Delegations of Banyala from Bugerere and Baruli from Nakasongola clapped and cheered every time the President attacked the Buganda monarch. The Banyala and Baruli have declared autonomy from Buganda Kingdom—a move opposed by Buganda, which accuses the central government of propping up separatist groups in its territory.
The leader of the Banyala (Sabanyala), Baker Kimeze, attended the function during which he was recognised as a cultural leader by Bunyoro with rituals performed on him by Bunyoro’s chief prince, Albert Kasaija Okwir.
Buganda Kingdom, the biggest and best organised in Uganda, was not represented.
The President said the 1966 Buganda crisis was caused by the kingdom itself when the Kabaka started interfering with the role of political leaders. He warned of a similar crisis if Mengo, the seat of Buganda Kingdom, does not stick to cultural issues.
This is the first time the President has accused Buganda of causing the crisis that led to the abolition of kingdoms and forced Kabaka Edward Mutesa II, the father of reigning monarch Ronald Muwenda Mutebi II, into exile. Previously, the President has accused the late former president, Apollo Milton Obote, of igniting the problem by abrogating the constitution. Analysts say the 1966 crisis is partly responsible for Uganda’s troubled history.
“It was not easy to convince my colleagues [in NRM] to have these kingdoms restored. We thought that kingdoms could work with modern governments if well handled, so they play their constitutional roles,” Museveni said.
He added that the Kabaka of Buganda has crossed his boundaries and warned that he might cause gloomy days for his kingdom.
Museveni accused Buganda, his major ally in the Luwero bush war that brought him to power in 1986, of doing nothing to develop the country but only promoting ethnic hatred.
“Mengo has used all [its] time dividing and disuniting people. What has Buganda helped Uganda [to achieve]? We shall isolate them,” Museveni warned.
The President donated Shs 200 million to Bunyoro Kingdom for the construction of a perimeter wall around the palace. He said that since the country’s revenue base had grown, he would increase funding to cultural institutions.
The government currently gives cultural leaders Shs 5 million per month. He added that he has already tabled a proposal in Cabinet, seeking to approve increased funding to cultural institutions.
But the host, Solomon Gafabusa Iguru, called for the amendment of the laws governing the sharing the revenue from the newly discovered oil to enable the hosting cultural institutions get a share.
“Article 244 of the Petroleum Bill 2010 should be amended to give us, the cultural institutions, oil share.
The bill shares oil proceeds between the central and the local government, but this should be changed,” Iguru said.
Most of the two million barrels of oil so far discovered in Uganda is to be found in Bunyoro.
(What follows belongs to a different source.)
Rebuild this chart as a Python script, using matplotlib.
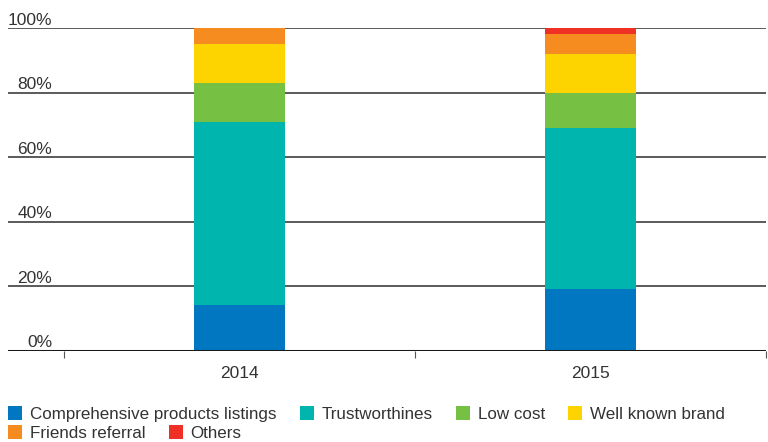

According to the king, the bill provides that 85% of the oil proceeds should go to the central government and 15% to local governments, yet cultural institutions that will shoulder environmental and other burdens have been left out.
SABANYALA ON BUGANDA
During the same function, Sabanyala Captain Baker Kimeze said the Banyala have their roots in Bunyoro and not Buganda.
“Our roots are in Bunyoro and not Buganda; so, we are home,” Kimeze said.
“We are the prodigal sons of Bunyoro and not Buganda; so, we have come home,” Kimeze added.
His declaration didn’t go unrewarded, as Bunyoro Kingdom handed him a traditional robe and the head of the Babito (royal clan) in the kingdom wrapped a barkcloth around the Sabanyala, saying it is a ritual that Bunyoro performs for all kings who have ties with Bunyoro.